Thursday, September 14, 2017

George Spencer Watson: Portraits and Nudes

George Spencer Watson (1869-1934) is yet another Royal Academy painter active early in the last century who was competent, made a decent living, and is now largely forgotten. He mostly made portraits, but also turned out some very nice paintings of nudes, and painted some landscapes and religious scenes. A brief Wikipedia entry on him is here.

This post mostly deals with his portraits. Stylistically, he was not influenced by Modernism until perhaps near the very end of his career. Some unfinished works are shown that might interest readers who paint and others interested in how artists go about their business.

Office viewing warning: The nudes are at the bottom of the image stack, so scroll carefully.

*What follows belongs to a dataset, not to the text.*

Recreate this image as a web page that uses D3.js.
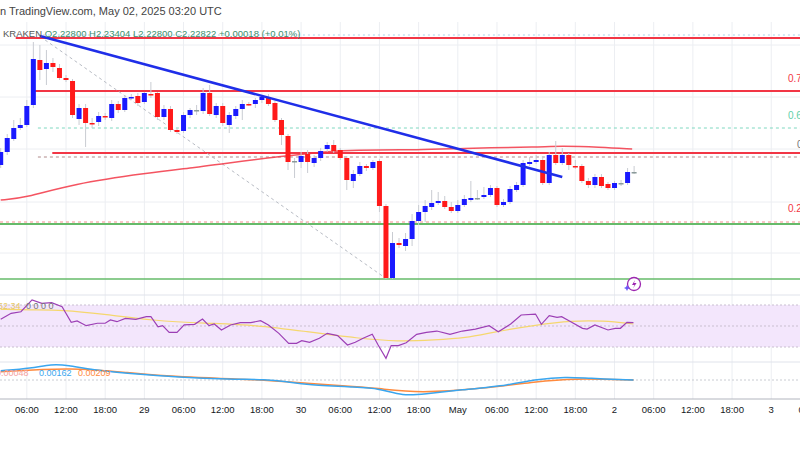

Lady in White (unfinished)
This probably dates from around 1900. I failed to notice any earlier works by Watson via Googling.

Hilda and Maggie - 1911
A portrait of Watson's wife in the Tate collection.

A Lady in Black - 1922
Also in the Tate collection.

Portrait of a Lady (unfinished)
I'll guess that this was painted after 1920, possibly not long before he died. If the subject's costume were more finished and the hair style more visible, dating would be easier.

The Orange Dress
This might be Mary, the artist's daughter.

The Cottage Garden - 1928
An example of Watson's landscape work.

Miss Beaton - 1934
This too is probably unfinished: note the date and the sketchy brushwork in the lower part of the painting. The subject is Barbara Beaton, a sister of Cecil Beaton, the famous photographer (though before finding a detailed caption, I was guessing that she was Nancy Beaton, her more famous sister).

Nude - 1927
I find the unconventional pose interesting.

Sunlight Nude
I like this painting a lot, partly because of the (again) slightly different-from-the-usual pose and setting. But the best part, to my way of thinking is Watson's treatment of color. This was probably painted in the mid-to-late 1920s, before high-quality color photography was available. So he had to do this without that kind of photographic reference.